SUMMARY OF THE INVENTION

The present invention provides a suction chamber which comprises a rectangular front wall having a suction inlet and having a width defining the width of the chamber, and an opposite, back wall spaced a distance from said front wall. The back wall includes an upper section that is parallel with said front wall and a lower section that slants downward and forward, towards the front wall. The chamber may further include two side walls, a top wall, and a bottom wall. The side walls connect both sides of the front and back walls, the top wall connects the tops of the front and back walls, and the bottom wall connects the bottoms of the front and back walls. The top wall defines the depth of the chamber at the upper section of the back wall, and the bottom wall defines the depth of the chamber at a lower end of the lower section of the back wall. The corners of the suction chamber are angular without rounding or beveling, the depth of the chamber at the upper section of the back wall is 0.35 to 0.38 times the width of the chamber, and the depth of the chamber at a lower end of the lower section of the back wall is 0.14 to 0.18 times the width of the chamber. of the suction inlet of the back wall is 0.42 to 0.50 times the width of the chamber, and the lower section of the opposite wall defines an angle of 67° to 78° with the horizontal.

With this construction, the drawbacks of known suction chambers, as described above, have been largely eliminated. In the present invention, the power loss of the suction chamber is only 0.5-2.5% of the nominal power, depending on the fan type and the location of the operating point on the performance curve. The manufacturing cost of the suction chamber according to the invention is considerably lower than the manufacturing cost of known suction chambers, which are more difficult to manufacture. It is not necessary to round or bevel the corners, nor is it necessary to place baffles or guide vanes in the chamber. In spite of this, the power loss is considerably less than in known suction chambers.

One embodiment of the invention is described below with reference to the accompanying drawing.

BRIEF DESCRIPTION OF THE DRAWING

FIG. 1 shows a known two-inlet fan with its suction chambers, and

FIG. 2a-c depicts known suction chamber structures.

FIG. 3 depicts a side view of a suction chamber according to the invention, and

FIG. 4 shows the suction chamber of FIG. 3 as seen from the suction-inlet side, but with the connecting part left out.

DESCRIPTION OF THE PREFERRED EMBODIMENT

In the known two-inlet fan according to FIG. 1, air flows via two suction chambers 1 and two suction cones 2 to two impellers 3 sucking in air from opposite directions, and further into one mutual casing 4.

FIG. 2 depicts known basic models of suction chambers. FIG. 2a shows, as seen from the suction-inlet side, a chamber with a beveled lower section. FIG. 2b shows respectively a chamber the lower section of which is rounded and in which a baffle 5 has been placed.
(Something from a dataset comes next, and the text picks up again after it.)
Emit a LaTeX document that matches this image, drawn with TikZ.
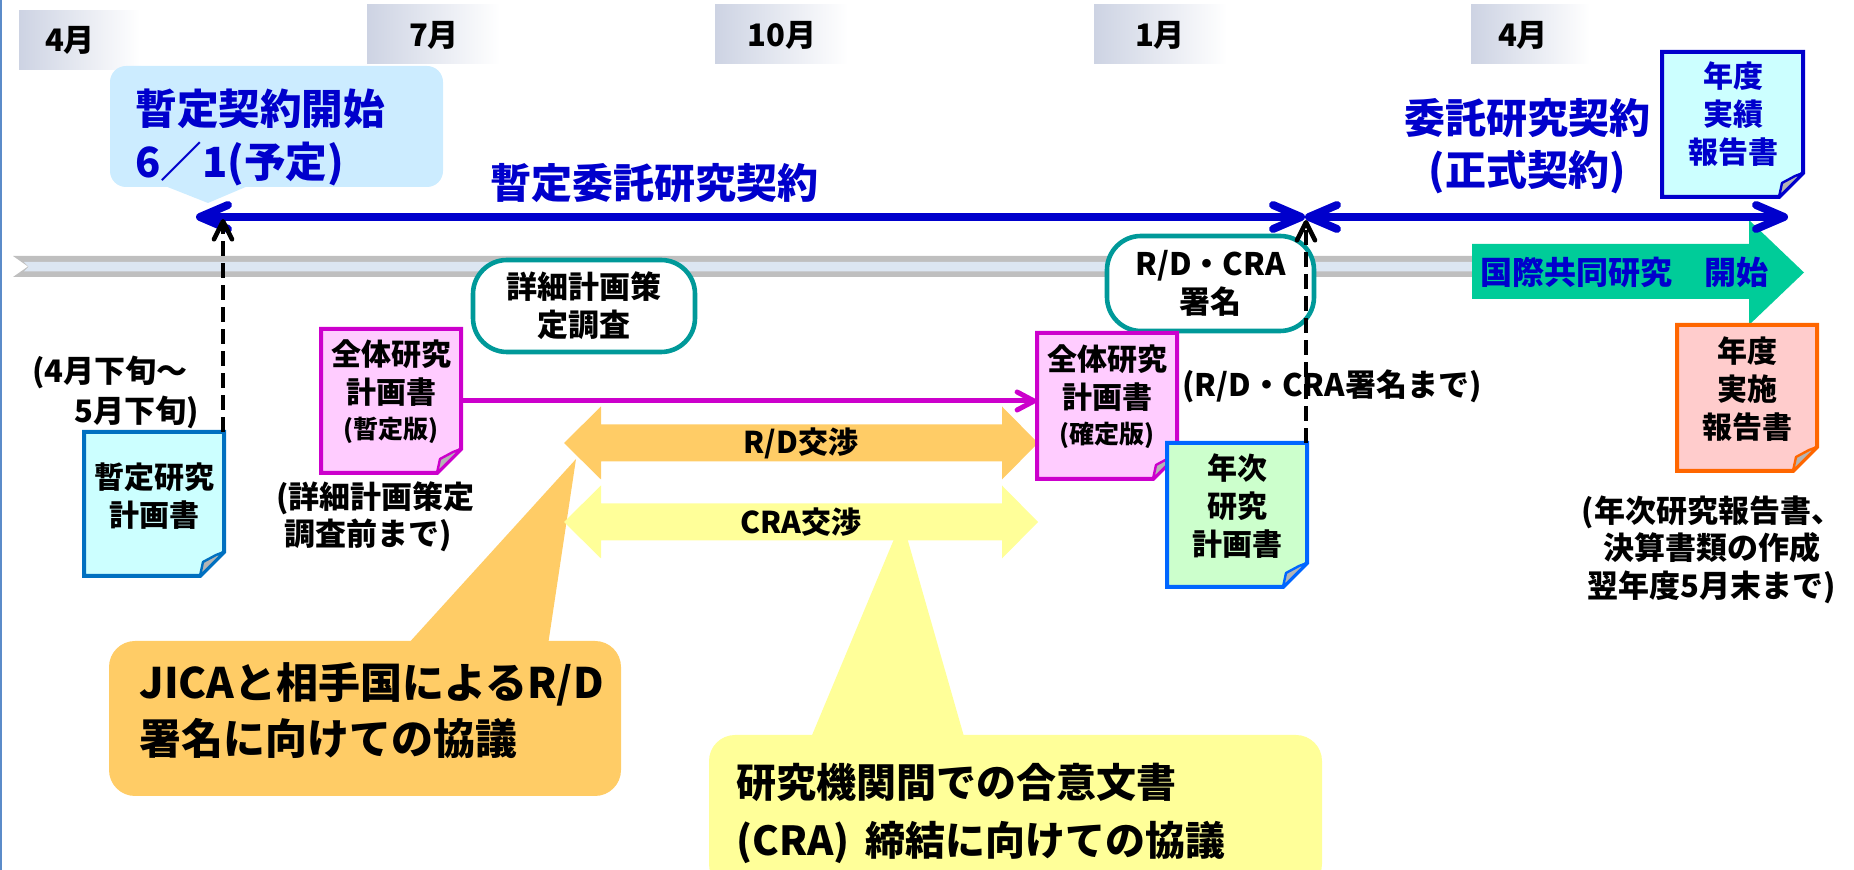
\documentclass[tikz,border=0pt]{standalone}
\usepackage{fontspec}
\setmainfont{Noto Sans CJK JP}
\usetikzlibrary{arrows.meta}
\definecolor{cblue}{HTML}{0000CC}
\definecolor{callblue}{HTML}{CCECFF}
\definecolor{tealc}{HTML}{009999}
\definecolor{monthc}{HTML}{CDD3E3}
\definecolor{bargray}{HTML}{BFBFBF}
\definecolor{barin}{HTML}{DCE6F2}
\definecolor{corange}{HTML}{FFCC66}
\definecolor{cyellow}{HTML}{FFFF99}
\definecolor{cgreen}{HTML}{00CC99}
\definecolor{doca}{HTML}{0070C0}
\definecolor{docc}{HTML}{CCFFFF}
\definecolor{magb}{HTML}{CC00CC}
\definecolor{magf}{HTML}{FFCCFF}
\definecolor{grb}{HTML}{0066FF}
\definecolor{grf}{HTML}{CCFFCC}
\definecolor{orb}{HTML}{FF6600}
\definecolor{orf}{HTML}{FFCCCC}
\definecolor{foldc}{HTML}{B4B4B4}
\definecolor{lborder}{HTML}{5B8BC9}
\newcommand\docshape[5]{%
  \filldraw[#5] (#1,#2) -- (#3,#2) -- (#3,#4-24) -- (#3-24,#4) -- (#1,#4) -- cycle;
  \filldraw[#5, fill=foldc, line width=1.2pt, line join=round] (#3-24,#4) -- (#3-21,#4-14) -- (#3-8,#4-21) -- (#3,#4-24) -- cycle;}
\begin{document}
\begin{tikzpicture}[x=0.5pt,y=-0.5pt,
  every node/.style={inner sep=0pt, font=\bfseries},
  montxt/.style={font=\bfseries\fontsize{15.5}{18}\selectfont},
  doctext/.style={align=center, font=\bfseries\fontsize{15}{19}\selectfont},
  docfrm/.style={line width=2pt, line join=miter},
  tealbox/.style={draw=tealc, line width=2.3pt, fill=white, rounded corners=17pt, align=center, font=\bfseries\fontsize{15.5}{19}\selectfont},
  blueline/.style={cblue, line width=4pt, {Straight Barb[length=14pt,width=12pt,round]}-{Straight Barb[length=14pt,width=12pt,round]}},
  dashedarrow/.style={black, line width=2.3pt, dash pattern=on 7.5pt off 3.5pt, -{Straight Barb[length=9pt,width=9pt,round]}},
  magarrow/.style={magb, line width=2.5pt, -{Straight Barb[length=8.5pt,width=9pt,round]}},
  notetxt/.style={font=\bfseries\fontsize{15.5}{19}\selectfont},
  bluetxt/.style={text=cblue, font=\bfseries\fontsize{20.5}{26}\selectfont},
  docbox/.style={minimum width=70pt, minimum height=72pt},
]
\useasboundingbox (0,0) rectangle (1854,870);
\clip (0,0) rectangle (1854,870);
% left border
\draw[lborder, line width=1pt] (1,0) -- (1,870);
% month labels
\shade[left color=monthc, right color=white] (19,11) rectangle (140,70);
\shade[left color=monthc, right color=white] (367,5) rectangle (500,64);
\shade[left color=monthc, right color=white] (715,5) rectangle (848,64);
\shade[left color=monthc, right color=white] (1094,5) rectangle (1227,64);
\shade[left color=monthc, right color=white] (1471,5) rectangle (1590,64);
\node[montxt] (m1) at (70,40) {4月};
\node[montxt] (m2) at (434,35) {7月};
\node[montxt] (m3) at (782,35) {10月};
\node[montxt] (m4) at (1160,35) {1月};
\node[montxt] (m5) at (1523,35) {4月};
% timeline bar
\fill[bargray] (13,256) -- (1474,256) -- (1474,277) -- (13,277) -- (28,266.5) -- cycle;
\fill[barin] (24,262) -- (1474,262) -- (1474,271.5) -- (24,271.5) -- (28.5,266.75) -- cycle;
% callout: start of provisional contract
\node[fill=callblue, rounded corners=8pt, minimum width=166.5pt, minimum height=60.5pt] (c0) at (276.5,126.5) {};
\fill[callblue] (165,186) -- (208,203) -- (248,186) -- cycle;
\node[anchor=west, align=left, text=cblue, font=\bfseries\fontsize{20.8}{26.5}\selectfont] (c0t) at (135,137) {暫定契約開始\\6／1(予定)};
% callout orange
\fill[corange] (407,645) -- (576,459) -- (548,645) -- cycle;
\node[fill=corange, rounded corners=13pt, minimum width=256pt, minimum height=77.5pt] (c1) at (365,718.5) {};
\node[anchor=west, align=left, font=\bfseries\fontsize{21}{28}\selectfont] (c1t) at (139,711) {JICAと相手国によるR/D\\署名に向けての協議};
% callout yellow
\fill[cyellow] (810,740) -- (902,520) -- (965,740) -- cycle;
\node[fill=cyellow, rounded corners=13pt, minimum width=306.5pt, minimum height=77.5pt] (c2) at (1015.5,812.5) {};
\node[anchor=west, align=left, font=\bfseries\fontsize{20}{29}\selectfont] (c2t) at (736,813) {研究機関間での合意文書\\(CRA)\hspace{0.4em}締結に向けての協議};
% negotiation arrows
\fill[corange] (564,443) -- (601,406.5) -- (601,424.5) -- (1002,424.5) -- (1002,406.5) -- (1038,443) -- (1002,479.5) -- (1002,461.5) -- (601,461.5) -- (601,479.5) -- cycle;
\node[font=\bfseries\fontsize{15}{18}\selectfont] (rdt) at (801,443) {R/D交渉};
\fill[cyellow] (564,522) -- (601,485.5) -- (601,503.5) -- (1002,503.5) -- (1002,485.5) -- (1038,522) -- (1002,558.5) -- (1002,540.5) -- (601,540.5) -- (601,558.5) -- cycle;
\node[font=\bfseries\fontsize{15}{18}\selectfont] (crat) at (801,522) {CRA交渉};
% teal boxes
\node[tealbox, minimum width=111pt, minimum height=46pt] (t1) at (584,306) {詳細計画策\\定調査};
\node[tealbox, minimum width=103.5pt, minimum height=47.5pt] (t2) at (1210.5,283.5) {R/D・CRA\\署名};
% green arrow
\fill[cgreen] (1472,244) -- (1749,244) -- (1749,220) -- (1804,272.5) -- (1749,325) -- (1749,299) -- (1472,299) -- cycle;
\node[text=cblue, font=\bfseries\fontsize{16}{19}\selectfont] (gt) at (1624,272) {国際共同研究　開始};
% documents
\docshape{84}{432}{224}{576}{docfrm, draw=doca, fill=docc}
\node[docbox] (d1) at (154,504) {};
\node[doctext] (d1t) at (154,496) {暫定研究\\計画書};
\docshape{321}{329}{461}{473}{docfrm, draw=magb, fill=magf}
\node[docbox] (d2) at (391,401) {};
\node[doctext] (d2t) at (391,392) {全体研究\\計画書\\[-1.5pt]{\fontsize{12.5}{15}\selectfont(暫定版)}};
\docshape{1037}{333}{1177}{479}{docfrm, draw=magb, fill=magf}
\node[docbox] (d3) at (1107,406) {};
\node[doctext] (d3t) at (1107,397) {全体研究\\計画書\\[-1.5pt]{\fontsize{12.5}{15}\selectfont(確定版)}};
\docshape{1167}{443}{1307}{587}{docfrm, draw=grb, fill=grf}
\node[docbox] (d4) at (1237,515) {};
\node[doctext] (d4t) at (1237,506.5) {年次\\研究\\計画書};
\docshape{1662}{52}{1803}{197}{docfrm, draw=cblue, fill=docc}
\node[docbox] (d5) at (1732.5,124.5) {};
\node[doctext, text=cblue] (d5t) at (1733,114.5) {年度\\実績\\報告書};
\docshape{1677}{325}{1817}{471}{docfrm, draw=orb, fill=orf}
\node[docbox] (d6) at (1747,398) {};
\node[doctext] (d6t) at (1747,389.5) {年度\\実施\\報告書};
% texts
\node[bluetxt] (zt) at (654,183) {暫定委託研究契約};
\node[bluetxt, align=center] (it) at (1527,146) {委託研究契約\\(正式契約)};
\node[notetxt, align=left, anchor=west, font=\bfseries\fontsize{15.5}{20}\selectfont] (n1) at (32,392) {(4月下旬～\\\hspace*{21pt}5月下旬)};
\node[notetxt, align=left, anchor=west, font=\bfseries\fontsize{15.5}{18.5}\selectfont] (n2) at (276,516.5) {(詳細計画策定\\\hspace*{4pt}調査前まで)};
\node[notetxt, anchor=west] (n3) at (1182,386) {(R/D・CRA署名まで)};
\node[notetxt, align=center, font=\bfseries\fontsize{15.5}{18.75}\selectfont] (n4) at (1712,549.5) {(年次研究報告書、\\決算書類の作成\\翌年度5月末まで)};
% connectors
\draw[magarrow] (d2.east) -- (d2.east -| d3.west);
\coordinate (b1) at (196,217);
\coordinate (b2) at (1305,217);
\coordinate (b3) at (1788,217);
\draw[blueline] (b1) -- (b2);
\draw[blueline] (b2) -- (b3);
\coordinate (k1) at (223,219);
\coordinate (k2) at (1306,220);
\draw[dashedarrow] (d1.north east -| k1) -- (k1);
\draw[dashedarrow] (d4.north east -| k2) -- (k2);
\end{tikzpicture}
\end{document}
In FIG. 2b there is, in addition, a conical structure indicated by dotted lines 6. FIG. 2c shows a side view of a suction chamber provided with guide vanes 7.

In the embodiment according to the invention shown in FIGS. 3 and 4, A indicates the width of the suction chamber 1, B the depth of the chamber at the upper section of the back wall, C its bottom wall, and D the diameter of the suction inlet. The slanted lower section 9 of the wall opposite the suction inlet 8 is about 2/3 of the height of this wall. The angle formed by the lower section and the horizontal plane is indicated by α.

Depending on the fan type and the position of the operating point on the performance curve, A, B, C and D must, according to the invention, be as follows in proportion to A:

B=0.35-0.38×A

C=0.14-0.18×A

D=0.42-0.50×A

Furthermore, the angle α must be 67°-78°. In this case the suction chamber can be made angular, without rounding or beveling, by selecting a suitable length for it, so that the wall which contains the suction inlet 8 is rectangular, whereby a high efficiency is achieved, the power loss being only 0.5-2.5% of the nominal power.

The suction chamber shown in the drawing is intended for use in connection with centrifugal fans, but the suction chamber according to the invention can also be used in connection with other fans.

Claims

1. In a fan, a suction chamber, which comprises:

(a) a rectangular front wall having

(i) a suction inlet therein, and

(ii) a width defining the width of the suction chamber;

(b) a back wall spaced from said front wall and including:

(i) an upper section parallel with said front wall, and

(ii) a lower section slanting downwardly towards the front wall;

(c) two side walls connecting sides of the front and back walls;

(d) a top wall connecting the tops of the front and back walls, and defining the depth of the chamber at the upper section of the back wall;

(e) a bottom wall connecting the bottoms of the front and back walls and defining the depth of the chamber at a lower end of the lower section of the back wall;

(f) the corners of the suction chamber being angular without rounding or beveling;

(g) the depth of the chamber at the upper section of the back wall being 0.35 to 0.38 times the width of the chamber;

(h) the depth of the chamber at the lower end of the lower section of the back wall being 0.14 to 0.18 times the width of the chamber;

(i) the diameter of the suction inlet being 0.42 to 0.50 times the width of the chamber; and

(j) the lower section of the back wall defining an angle of 67° to 78°C with the horizontal.

2. A suction chamber according to claim 1 wherein the height of the lower section of the back wall is approximately two-thirds the height of the back wall.

3. A suction chamber according to claim 1 wherein the top wall contains an air inlet to said suction chamber.